Oracle® Solaris Cluster 4.2 Hardware Administration Manual

Exit Print View

Updated: July 2014, E39726–01

Preparing the Cluster for Kernel Cage Dynamic Reconfiguration

When you use a dynamic reconfiguration operation to remove a system board containing kernel cage memory (memory used by the Oracle Solaris OS), the system must be quiesced in order to allow the memory contents to be copied to another system board. In a clustered system, the tight coupling between cluster nodes means that the quiescing of one node for repair can cause operations on non-quiesced nodes to be delayed until the repair operation is complete and the node is unquiesced.

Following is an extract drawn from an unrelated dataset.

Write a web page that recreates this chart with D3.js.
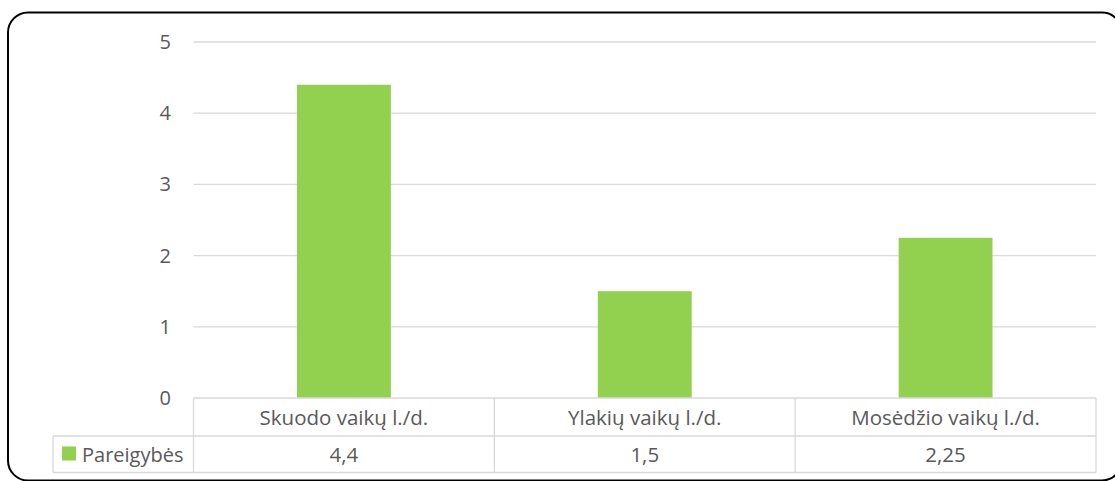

For this reason, using dynamic reconfiguration to remove a system board containing kernel cage memory from a cluster node requires careful planning and preparation.

Use the following information to reduce the impact of the dynamic reconfiguration quiesce on the rest of the cluster:

  • I/O operations for file systems or global device groups with their primary or secondary on the quiesced node will hang until the node is unquiesced. If possible, ensure that the node being repaired is not the primary for any global file systems or device groups.

  • I/O to SVM multi-owner disksets that include the quiesced node will hang until the node is unquiesced.

  • Updates to the CCR require communication between all cluster members. Any operations that result in CCR updates should not be performed while the dynamic reconfiguration operation is ongoing. Configuration changes are the most common cause of CCR updates.

  • Many cluster commands result in communication among cluster nodes. Refrain from running cluster commands during the dynamic reconfiguration operation.

  • Applications and cluster resources on the node being quiesced will be unavailable for the duration of the dynamic reconfiguration event. The time required to move applications and resources to another node should be weighed against the expected outage time of the dynamic reconfiguration event.

  • Scalable applications such as Oracle RAC often have a different membership standard, and have communication and synchronization actions among members. Scalable application instances on the node to be repaired should be brought offline before you initiate the dynamic reconfiguration operation.